On June 2, Hyatt completed the acquisition of Smith Global Limited (Mr & Mrs Smith) and paid cash of £58 million (approximately $72 million, or $50 million net of cash acquired, using exchange rates as of the acquisition date). The acquisition adds more than 1,500 boutique and luxury properties in more than 20 new countries to World of Hyatt.
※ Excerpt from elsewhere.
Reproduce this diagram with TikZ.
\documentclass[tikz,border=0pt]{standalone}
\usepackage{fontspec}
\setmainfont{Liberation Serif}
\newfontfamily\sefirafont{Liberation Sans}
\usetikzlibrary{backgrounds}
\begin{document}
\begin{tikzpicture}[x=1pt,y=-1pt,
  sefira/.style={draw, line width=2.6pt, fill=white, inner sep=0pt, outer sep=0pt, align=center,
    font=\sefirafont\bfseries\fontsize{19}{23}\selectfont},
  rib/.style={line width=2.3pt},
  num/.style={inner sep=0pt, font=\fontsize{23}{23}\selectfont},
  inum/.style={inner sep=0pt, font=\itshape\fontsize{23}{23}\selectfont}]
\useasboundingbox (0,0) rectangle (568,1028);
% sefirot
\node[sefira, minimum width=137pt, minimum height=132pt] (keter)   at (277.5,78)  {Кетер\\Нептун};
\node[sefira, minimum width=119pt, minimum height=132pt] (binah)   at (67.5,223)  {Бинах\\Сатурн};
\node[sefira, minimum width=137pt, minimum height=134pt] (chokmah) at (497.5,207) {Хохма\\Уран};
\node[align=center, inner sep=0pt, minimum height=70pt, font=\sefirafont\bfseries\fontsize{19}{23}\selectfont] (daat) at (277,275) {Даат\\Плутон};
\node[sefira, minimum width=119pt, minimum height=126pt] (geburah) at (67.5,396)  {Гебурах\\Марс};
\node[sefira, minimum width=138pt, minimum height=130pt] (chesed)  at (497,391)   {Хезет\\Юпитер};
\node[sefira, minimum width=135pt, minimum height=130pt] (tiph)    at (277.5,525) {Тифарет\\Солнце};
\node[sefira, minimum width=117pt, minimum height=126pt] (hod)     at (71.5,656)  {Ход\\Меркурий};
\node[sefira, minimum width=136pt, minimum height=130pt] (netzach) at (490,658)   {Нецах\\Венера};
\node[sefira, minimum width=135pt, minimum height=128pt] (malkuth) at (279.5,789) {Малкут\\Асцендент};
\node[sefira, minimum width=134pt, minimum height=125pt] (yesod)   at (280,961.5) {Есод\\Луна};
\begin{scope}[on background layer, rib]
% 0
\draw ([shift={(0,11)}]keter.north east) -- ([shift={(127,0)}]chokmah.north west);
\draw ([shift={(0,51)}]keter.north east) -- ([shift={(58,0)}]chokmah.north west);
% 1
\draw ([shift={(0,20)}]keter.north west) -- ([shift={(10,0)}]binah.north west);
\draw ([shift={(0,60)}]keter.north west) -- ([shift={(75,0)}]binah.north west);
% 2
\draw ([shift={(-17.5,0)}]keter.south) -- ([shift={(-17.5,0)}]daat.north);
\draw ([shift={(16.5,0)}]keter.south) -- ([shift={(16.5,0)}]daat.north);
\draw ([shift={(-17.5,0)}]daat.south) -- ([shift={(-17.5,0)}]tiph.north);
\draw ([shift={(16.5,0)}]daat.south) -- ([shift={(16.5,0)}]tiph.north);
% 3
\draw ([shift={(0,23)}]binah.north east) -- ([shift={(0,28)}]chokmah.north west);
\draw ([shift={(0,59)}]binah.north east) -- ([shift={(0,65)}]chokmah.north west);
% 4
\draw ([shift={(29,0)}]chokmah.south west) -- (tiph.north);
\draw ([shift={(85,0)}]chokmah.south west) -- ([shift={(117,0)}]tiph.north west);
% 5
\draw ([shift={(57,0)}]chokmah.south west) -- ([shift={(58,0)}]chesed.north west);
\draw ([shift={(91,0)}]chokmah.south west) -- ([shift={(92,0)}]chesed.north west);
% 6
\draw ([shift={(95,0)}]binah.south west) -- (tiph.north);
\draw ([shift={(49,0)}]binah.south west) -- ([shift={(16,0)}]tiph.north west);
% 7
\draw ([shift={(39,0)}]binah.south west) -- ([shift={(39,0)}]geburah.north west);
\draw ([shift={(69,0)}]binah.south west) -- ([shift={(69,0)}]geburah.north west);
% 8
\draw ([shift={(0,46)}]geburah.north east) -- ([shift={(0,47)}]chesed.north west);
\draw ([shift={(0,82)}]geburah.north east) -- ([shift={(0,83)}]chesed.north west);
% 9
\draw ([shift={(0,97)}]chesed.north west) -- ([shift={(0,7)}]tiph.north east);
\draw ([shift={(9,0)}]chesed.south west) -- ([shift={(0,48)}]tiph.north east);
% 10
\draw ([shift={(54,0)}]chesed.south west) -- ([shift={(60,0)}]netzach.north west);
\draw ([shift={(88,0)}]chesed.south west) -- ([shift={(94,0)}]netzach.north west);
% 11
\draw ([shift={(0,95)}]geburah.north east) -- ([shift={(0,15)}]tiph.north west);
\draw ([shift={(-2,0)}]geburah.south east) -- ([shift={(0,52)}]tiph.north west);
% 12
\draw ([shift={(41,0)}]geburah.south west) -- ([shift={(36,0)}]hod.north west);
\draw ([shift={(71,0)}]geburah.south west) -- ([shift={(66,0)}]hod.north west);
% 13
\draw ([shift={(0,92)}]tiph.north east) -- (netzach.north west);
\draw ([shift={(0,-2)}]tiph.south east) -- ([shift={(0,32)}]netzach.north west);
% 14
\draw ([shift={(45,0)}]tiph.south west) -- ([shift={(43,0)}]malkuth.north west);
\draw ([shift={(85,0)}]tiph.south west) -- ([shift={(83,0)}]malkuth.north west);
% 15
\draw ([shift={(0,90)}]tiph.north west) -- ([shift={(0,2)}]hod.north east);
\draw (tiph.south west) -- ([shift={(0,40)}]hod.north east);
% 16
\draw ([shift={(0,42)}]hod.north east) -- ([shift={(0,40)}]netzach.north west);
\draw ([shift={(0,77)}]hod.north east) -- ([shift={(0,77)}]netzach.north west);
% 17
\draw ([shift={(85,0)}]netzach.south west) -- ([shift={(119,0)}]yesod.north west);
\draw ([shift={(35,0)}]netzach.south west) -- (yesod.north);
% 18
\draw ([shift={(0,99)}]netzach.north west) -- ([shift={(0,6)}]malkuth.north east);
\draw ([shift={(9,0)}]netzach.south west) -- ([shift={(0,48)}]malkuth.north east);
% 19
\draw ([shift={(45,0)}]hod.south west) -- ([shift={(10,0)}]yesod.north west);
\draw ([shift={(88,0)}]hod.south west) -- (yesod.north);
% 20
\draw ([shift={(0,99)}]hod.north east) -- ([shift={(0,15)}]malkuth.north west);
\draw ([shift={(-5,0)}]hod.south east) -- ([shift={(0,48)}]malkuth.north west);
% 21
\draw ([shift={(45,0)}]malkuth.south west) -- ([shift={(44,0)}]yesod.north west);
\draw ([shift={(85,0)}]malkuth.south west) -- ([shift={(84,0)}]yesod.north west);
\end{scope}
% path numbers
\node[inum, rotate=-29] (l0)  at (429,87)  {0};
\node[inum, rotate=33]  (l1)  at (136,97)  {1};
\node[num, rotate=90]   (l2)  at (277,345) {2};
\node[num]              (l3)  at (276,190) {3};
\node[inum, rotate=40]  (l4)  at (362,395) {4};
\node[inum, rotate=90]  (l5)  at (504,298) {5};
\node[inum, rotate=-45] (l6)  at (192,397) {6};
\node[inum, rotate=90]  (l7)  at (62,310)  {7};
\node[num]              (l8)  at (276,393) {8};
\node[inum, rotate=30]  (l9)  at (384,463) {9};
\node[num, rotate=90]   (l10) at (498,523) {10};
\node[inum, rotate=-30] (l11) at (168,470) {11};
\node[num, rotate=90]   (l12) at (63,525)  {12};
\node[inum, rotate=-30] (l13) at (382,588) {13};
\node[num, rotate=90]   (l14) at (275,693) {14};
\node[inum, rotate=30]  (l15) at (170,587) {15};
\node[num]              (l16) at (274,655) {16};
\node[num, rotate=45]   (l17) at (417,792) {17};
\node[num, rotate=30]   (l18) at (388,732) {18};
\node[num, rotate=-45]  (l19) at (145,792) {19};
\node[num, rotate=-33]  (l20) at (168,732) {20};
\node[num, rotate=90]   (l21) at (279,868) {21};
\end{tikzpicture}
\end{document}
Hyatt also is making progress on the two previously announced assets marketed for sale. “We expect to be under contract for one asset and select a buyer for the other asset soon,” Hoplamazian said during the call. The company still plans to realize $2 billion of gross proceeds from the sale of real estate, net of acquisitions, by the end of 2024 as part of its expanded asset-disposition commitment announced in August 2021. As of June 30, the company has realized $721 million of proceeds from the net disposition of real estate as part of this commitment.

Looking Ahead

CFO Joan Bottarini told investors the company was updating its full-year 2023 systemwide RevPAR growth expectations to a range of 14 percent to 16 percent compared to 2022 on a constant currency basis, driven by the recovery in Asia Pacific and improving demand in group and business transient. “We continue to anticipate RevPAR growth will be in the mid to high single digits in the back half of the year,” she added. 

The company also is reaffirming its expectations of net rooms growth of approximately 6 percent for the full year of 2023 and is updating net income to approximately $215 million. “We feel really good about the rest of the year, given the sustained leisure travel demand that we're seeing, and the group business,” she told the investors.